If VICOM constitutes a landmark decision under the Convention, the Merrill Lynch decision played a similar role in UK patent law. In its report on the patent system, the Banks committee had recommended that an invention making use of a computer program, 'and where the novelty or alleged novelty lies only in the program, should not be patentable'. In Merrill Lynch, the application related 'an improved data processing based system for implementing an automated trading market'. Effectively, the system permitted automated trading in stocks and shares. Before the Patent Office and the High Court the application was rejected on the basis that the only novelty lay in the computer programs involved. By the time the case came before the Court of Appeal, the VICOM decision had been published and endorsed by the Court of Appeal in another patent appeal, that of Genetech's Application ([1989] RPC 147). Although this case was concerned with biotechnology and the application of the prohibition against patenting a discovery, it constituted clear precedent for the proposition that an invention might be patentable if the novelty lay only in prohibited subject matter so long as there was the requisite technical contribution. Ultimately, however, Merrill Lynch's application was rejected on the basis that the end product was no more than a means of doing business, itself prohibited subject matter.

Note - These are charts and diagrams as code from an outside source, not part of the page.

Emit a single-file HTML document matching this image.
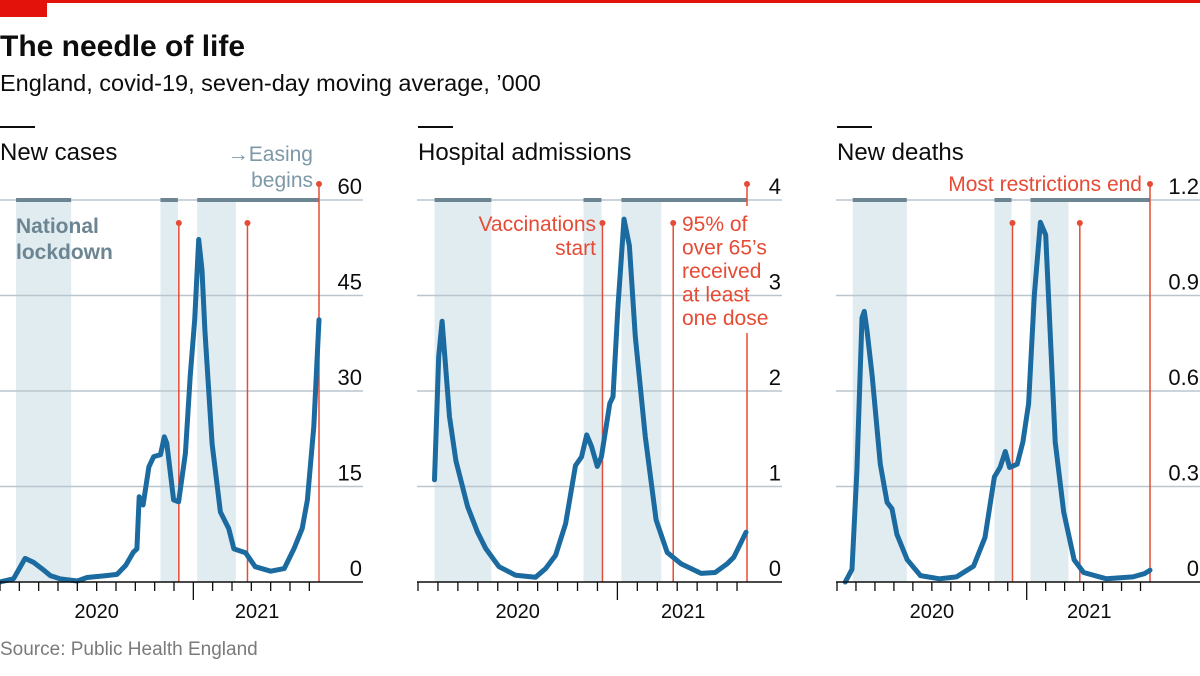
<!DOCTYPE html>
<html><head><meta charset="utf-8">
<style>
body{margin:0;background:#fff;}
svg{display:block;font-family:"Liberation Sans",sans-serif;}
</style></head>
<body>
<svg id="chart" width="1200" height="676" viewBox="0 0 1200 676">
<rect x="0" y="0" width="1200" height="3" fill="#e3120b"/>
<rect x="0" y="0" width="47" height="17" fill="#e3120b"/>
<text x="0" y="56" font-size="30" font-weight="bold" fill="#0d0d0d">The needle of life</text>
<text x="0" y="91" font-size="23.5" fill="#0d0d0d">England, covid-19, seven-day moving average, ’000</text>
<text x="0" y="655" font-size="19" fill="#7a7a7a">Source: Public Health England</text>
<g id="panels"></g>
</svg>
<script>
// month offsets from 1 Mar 2020
const casesMonths = [0,0.7,1.3,1.73,2.16,2.6,3.1,4,4.5,5.5,6.05,6.5,6.9,7.08,7.2,7.4,7.7,7.95,8.3,8.5,8.63,8.98,9.24,9.59,9.84,10.07,10.28,10.45,10.6,10.97,11.4,11.83,12.1,12.7,13.2,14,14.7,15.2,15.63,15.9,16.23,16.5];
const casesValues = [0,0.5,3.7,3.1,2.1,1,0.5,0.15,0.7,1,1.2,2.6,4.7,5.2,13.4,12.1,18.1,19.7,20,22.8,21.8,12.9,12.6,20.2,32.3,41.2,53.8,49,39.5,21.7,11,8.4,5.2,4.6,2.4,1.7,2.1,5.2,8.4,12.9,24.4,41.2];
const hospMonths = [0.83,1.04,1.21,1.58,1.9,2.49,2.99,3.4,4.06,4.9,5.9,6.4,6.9,7.4,7.9,8.2,8.46,8.7,8.99,9.2,9.62,9.78,10.03,10.33,10.6,10.9,11.4,11.94,12.5,13.2,14.2,14.9,15.5,15.84,16.45];
const hospValues = [1.07,2.36,2.73,1.73,1.27,0.79,0.52,0.35,0.16,0.07,0.05,0.14,0.28,0.61,1.22,1.31,1.54,1.42,1.21,1.31,1.87,1.94,2.89,3.8,3.52,2.57,1.52,0.65,0.31,0.19,0.09,0.1,0.19,0.26,0.52];
const deathMonths = [0.44,0.79,1.05,1.32,1.44,1.58,1.85,2.28,2.64,2.9,3.16,3.7,4.4,5.4,6.3,7.2,7.8,8.3,8.6,8.87,9.1,9.5,9.8,10.1,10.4,10.72,11,11.5,11.95,12.5,13,14.2,15.6,16.2,16.5];
const deathValues = [0,0.04,0.35,0.83,0.85,0.79,0.65,0.37,0.25,0.23,0.15,0.07,0.02,0.01,0.016,0.05,0.14,0.33,0.36,0.41,0.36,0.37,0.44,0.56,0.9,1.13,1.09,0.44,0.22,0.07,0.03,0.01,0.016,0.026,0.037];
const casesTicks = ["0","15","30","45","60"];
const hospTicks = ["0","1","2","3","4"];
const deathTicks = ["0","0.3","0.6","0.9","1.2"];
const lockdowns = [[0.83,3.68],[8.3,9.2],[10.2,12.2]];
const restrictionBars = [[0.83,3.68],[8.3,9.2],[10.2,16.5]];
const vaccineStart = 9.25, over65Dose = 12.8, restrictionsEnd = 16.5;

const NS="http://www.w3.org/2000/svg";
const root=document.getElementById('panels');
function mk(tag,attrs,parent){const e=document.createElementNS(NS,tag);for(const k in attrs)e.setAttribute(k,attrs[k]);(parent||root).appendChild(e);return e;}
const RED="#e64b35", BLUE="#1b6aa0";
const panels=[
 {name:'new-cases',title:'New cases',x0:0,x1:319,gx1:363,max:60,ticks:casesTicks,m:casesMonths,v:casesValues},
 {name:'hospital-admissions',title:'Hospital admissions',x0:418,x1:747,gx1:782,max:4,ticks:hospTicks,m:hospMonths,v:hospValues},
 {name:'new-deaths',title:'New deaths',x0:837,x1:1150,gx1:1200,max:1.2,ticks:deathTicks,m:deathMonths,v:deathValues}
];
const yTop=200,yBase=582;
panels.forEach((p,pi)=>{
  const g=mk('g',{});
  
  
  const X=m=>p.x0+(p.x1-p.x0)*m/16.5;
  const Y=v=>yBase-(yBase-yTop)*v/p.max;
  const hl=mk('rect',{x:p.x0,y:126,width:35,height:2,fill:'#0d0d0d'},g);
  
  
  const ht=mk('text',{x:p.x0,y:160,'font-size':24,fill:'#0d0d0d'},g);ht.textContent=p.title;
  
  
  lockdowns.forEach(r=>{const s=mk('rect',{x:X(r[0]),y:yTop,width:X(r[1])-X(r[0]),height:yBase-yTop,fill:'#e1ecf1'},g);
    
    });
  const gStart = p.x0 + (pi===0?0:-1);
  p.ticks.forEach((t,i)=>{const v=p.max*i/(p.ticks.length-1);const y=Y(v);
    if(i>0){const l=mk('line',{x1:gStart,x2:p.gx1,y1:y,y2:y,stroke:'#b9c6cd','stroke-width':1.5},g);
      
      }
    const tx=mk('text',{x:p.gx1-1,y:y-6,'font-size':22,'text-anchor':'end',fill:'#0d0d0d'},g);tx.textContent=t;
    
    });
  restrictionBars.forEach(r=>{const b=mk('rect',{x:X(r[0]),y:yTop-2,width:X(r[1])-X(r[0]),height:4,fill:'#6c8592'},g);
    
    });
  [[vaccineStart,223],[over65Dose,223],[restrictionsEnd,184]].forEach((e,k)=>{
    const x=X(e[0]);
    if(pi===1&&k===2){
      mk('line',{x1:x,x2:x,y1:e[1],y2:206,stroke:RED,'stroke-width':1.5},g);
      const l=mk('line',{x1:x,x2:x,y1:333,y2:yBase,stroke:RED,'stroke-width':1.5},g);
      
      
    } else {
      const l=mk('line',{x1:x,x2:x,y1:e[1],y2:yBase,stroke:RED,'stroke-width':1.5},g);
      
      
    }
    const c=mk('circle',{cx:x,cy:e[1],r:3,fill:RED},g);
    
    
  });
  const d=p.m.map((m,i)=>(i?'L':'M')+X(m).toFixed(1)+','+Y(p.v[i]).toFixed(1)).join('');
  const path=mk('path',{d:d,fill:'none',stroke:BLUE,'stroke-width':5,'stroke-linejoin':'round','stroke-linecap':'round'},g);
  
  
  const ax=mk('line',{x1:gStart,x2:p.gx1,y1:yBase,y2:yBase,stroke:'#0d0d0d','stroke-width':1.5},g);
  
  
  for(let m=0;m<=16;m++){const x=X(m);const tk=mk('line',{x1:x,x2:x,y1:yBase,y2:yBase+(m===10?18:9),stroke:'#0d0d0d','stroke-width':1.3},g);
    
    }
  [['2020',5],['2021',13.3]].forEach(a=>{const t=mk('text',{x:X(a[1]),y:618,'font-size':20,'text-anchor':'middle',fill:'#0d0d0d'},g);t.textContent=a[0];
    
    });
});
function label(lines,x,y,lh,anchor,color,name,weight){
  const t=mk('text',{x:x,y:y,'font-size':21,'text-anchor':anchor,fill:color,'font-weight':weight||'normal'});
  
  
  lines.forEach((s,i)=>{const ts=mk('tspan',{x:x,dy:i?lh:0},t);ts.textContent=s;});
}
label(['→Easing','begins'],313,161,26,'end','#7d98a6','easing-begins-label');
label(['National','lockdown'],16,233,26,'start','#6c8592','national-lockdown-label','bold');
label(['Vaccinations','start'],596,231,24,'end',RED,'vaccinations-start-label');
label(['95% of','over 65’s','received','at least','one dose'],682,231,23.5,'start',RED,'over-65-dose-label');
label(['Most restrictions end'],1142,191,24,'end',RED,'restrictions-end-label');
</script>
</body></html>
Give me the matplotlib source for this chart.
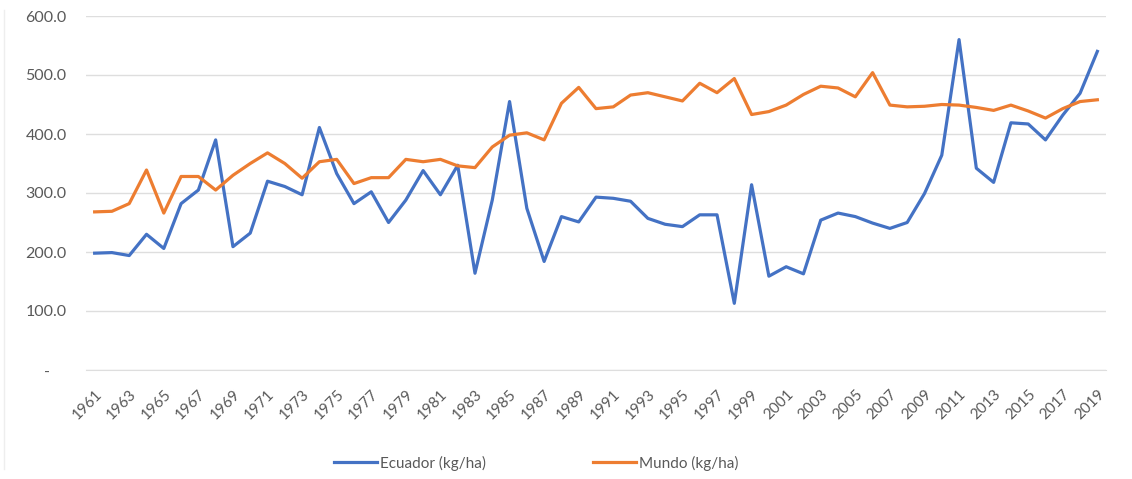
import numpy as np
import matplotlib
matplotlib.use("Agg")
from matplotlib import pyplot as plt
from matplotlib.ticker import FuncFormatter

# años y rendimientos (kg/ha)
years = list(range(1961, 2020))

ecuador = [198, 199, 194, 230, 206, 282, 305, 390, 209, 232,
           320, 311, 297, 411, 333, 282, 302, 250, 288, 338,
           297, 347, 164, 288, 455, 274, 184, 260, 251, 293,
           291, 286, 257, 247, 243, 263, 263, 113, 314, 159,
           175, 163, 254, 266, 260, 249, 240, 250, 299, 364,
           560, 342, 318, 419, 417, 390, 432, 469, 540]

mundo = [268, 269, 282, 339, 266, 328, 328, 305, 330, 350,
         368, 350, 325, 353, 357, 316, 326, 326, 357, 353,
         357, 346, 343, 378, 398, 402, 390, 452, 479, 443,
         446, 466, 470, 463, 456, 486, 470, 494, 433, 438,
         449, 467, 481, 478, 463, 504, 449, 446, 447, 450,
         449, 445, 440, 449, 439, 427, 443, 455, 458]

y_ticks = [0, 100, 200, 300, 400, 500, 600]

plt.rcParams['font.family'] = ['Lato', 'DejaVu Sans']


def fmt_y(v, pos):
    # formato contable: cero como guion
    if v == 0:
        return '-    '
    return '%.1f' % v


def main():
    fig = plt.figure(figsize=(11.32, 4.79), dpi=100)
    ax = fig.add_axes([86 / 1132, 1 - 370 / 479, (1106 - 86) / 1132, (370 - 16) / 479])

    x = np.arange(len(years))
    ax.plot(x, ecuador, color='#4472C4', lw=2.3, label='Ecuador (kg/ha)',
            solid_joinstyle='round')
    ax.plot(x, mundo, color='#ED7D31', lw=2.3, label='Mundo (kg/ha)',
            solid_joinstyle='round')

    ax.set_xlim(-0.5, len(years) - 0.5)
    ax.set_ylim(0, 600)
    ax.set_yticks(y_ticks)
    ax.yaxis.set_major_formatter(FuncFormatter(fmt_y))
    ax.grid(axis='y', color='#DEDEDE', lw=1)
    ax.set_axisbelow(True)

    ax.set_xticks(x[::2])
    ax.set_xticklabels([str(y) for y in years[::2]], rotation=45,
                       ha='right', rotation_mode='anchor')

    for s in ['top', 'right', 'left']:
        ax.spines[s].set_visible(False)
    ax.spines['bottom'].set_color('#DEDEDE')

    ax.tick_params(axis='both', length=0, colors='#595959')
    ax.tick_params(axis='y', pad=14, labelsize=11.5)
    ax.tick_params(axis='x', pad=12, labelsize=11)

    # borde tenue del area del grafico a la izquierda
    fig.add_artist(plt.Line2D([4 / 1132, 4 / 1132], [0.02, 0.98],
                              transform=fig.transFigure, color='#EEEEEE', lw=1))

    fig.legend(loc='center', bbox_to_anchor=(536 / 1132, 1 - 463 / 479),
               ncol=2, frameon=False, fontsize=11, labelcolor='#595959',
               handlelength=2.8, columnspacing=7, handletextpad=0.2)

    fig.savefig('out.png', dpi=100)


if __name__ == "__main__":
    main()
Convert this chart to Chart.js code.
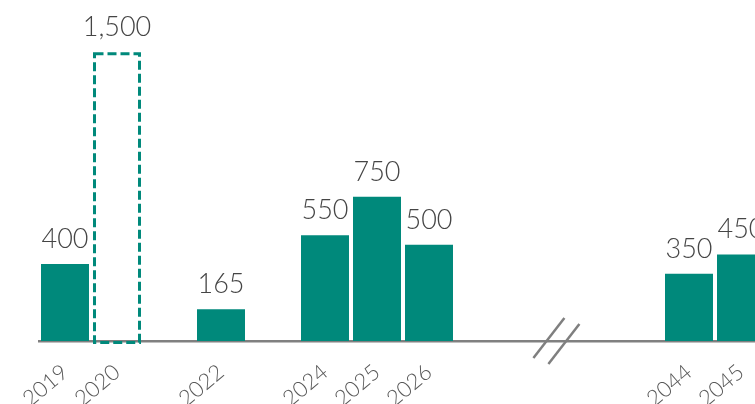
<!DOCTYPE html>
<html>
<head>
<meta charset="utf-8">
<script src="https://cdn.jsdelivr.net/npm/chart.js@4/dist/chart.umd.min.js"></script>
<style>
  html, body { margin: 0; padding: 0; background: #fff; overflow: hidden; }
  #wrap { width: 780px; height: 404px; }
</style>
</head>
<body>
<div id="wrap"><canvas id="chart" width="780" height="404"></canvas></div>
<script>
// Dados
const categories = ['2019', '2020', '', '2022', '', '2024', '2025', '2026', '', '', '', '', '2044', '2045'];
const actualValues = [400, null, null, 165, null, 550, 750, 500, null, null, null, null, 350, 450];
const plannedValues = [null, 1500, null, null, null, null, null, null, null, null, null, null, null, null];
const breakAt = 9.45; // posição do corte no eixo (em categorias)

const teal = '#00897b';
const labelFont = '300 27px Lato, "Open Sans", sans-serif';

// Rótulos de valor acima das barras
const valueLabels = {
  id: 'valueLabels',
  afterDatasetsDraw(chart) {
    const ctx = chart.ctx;
    ctx.save();
    ctx.font = labelFont;
    ctx.fillStyle = '#454545';
    ctx.textAlign = 'center';
    ctx.textBaseline = 'alphabetic';
    chart.data.datasets.forEach((ds, i) => {
      chart.getDatasetMeta(i).data.forEach((bar, j) => {
        const v = ds.data[j];
        if (v == null) return;
        ctx.fillText(v.toLocaleString('en-US'), bar.x, bar.y - 16);
      });
    });
    ctx.restore();
  }
};

// Contorno tracejado da barra planejada
const dashedBars = {
  id: 'dashedBars',
  afterDatasetsDraw(chart) {
    const ctx = chart.ctx;
    const meta = chart.getDatasetMeta(1);
    ctx.save();
    ctx.strokeStyle = teal;
    ctx.lineWidth = 3;
    ctx.setLineDash([9, 4]);
    meta.data.forEach((bar, j) => {
      if (chart.data.datasets[1].data[j] == null) return;
      const w = bar.width;
      ctx.strokeRect(bar.x - w / 2 + 1.5, bar.y + 1.5, w - 3, bar.base - bar.y);
    });
    ctx.restore();
  }
};

// Marca de quebra do eixo
const axisBreak = {
  id: 'axisBreak',
  afterDraw(chart) {
    const ctx = chart.ctx;
    const x = chart.scales.x.getPixelForValue(breakAt);
    const y = chart.chartArea.bottom;
    ctx.save();
    ctx.strokeStyle = '#7f7f7f';
    ctx.lineWidth = 2.5;
    [-7.5, 7.5].forEach(off => {
      ctx.beginPath();
      ctx.moveTo(x + off - 15.5, y + 20 + off * 0.4);
      ctx.lineTo(x + off + 15.5, y - 20 + off * 0.4);
      ctx.stroke();
    });
    ctx.restore();
  }
};

new Chart(document.getElementById('chart'), {
  type: 'bar',
  data: {
    labels: categories,
    datasets: [
      {
        data: actualValues,
        backgroundColor: teal,
        categoryPercentage: 1,
        barPercentage: 0.923
      },
      {
        data: plannedValues,
        backgroundColor: 'rgba(0,0,0,0)',
        categoryPercentage: 1,
        barPercentage: 0.923
      }
    ]
  },
  options: {
    responsive: false,
    animation: false,
    devicePixelRatio: 1,
    layout: { padding: { left: 39, right: 13, top: 33, bottom: 0 } },
    plugins: {
      legend: { display: false },
      tooltip: { enabled: false }
    },
    scales: {
      x: {
        stacked: true,
        grid: { display: false },
        border: { display: true, color: '#808080', width: 2.5 },
        ticks: {
          autoSkip: false,
          minRotation: 40,
          maxRotation: 40,
          padding: 10,
          color: '#595959',
          font: { family: 'Lato, "Open Sans", sans-serif', size: 22, weight: '300' }
        },
        afterFit: (scale) => { scale.height = 63; }
      },
      y: {
        display: false,
        stacked: false,
        min: 0,
        max: 1600
      }
    }
  },
  plugins: [valueLabels, dashedBars, axisBreak]
});
</script>
</body>
</html>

2.4 The Decision in Fujitsu

Relying on the VICOM decision, Counsel for Fujitsu suggested that what was required to bring prohibited subject matter such as computer programs or schemes for performing mental acts within the patent system was that these should be tied to some technical application. In the present case, as in VICOM, the technical component was that the application resulted in the manipulation of images. In VICOM, images of physical objects were processed, in the present case, images of molecular structure.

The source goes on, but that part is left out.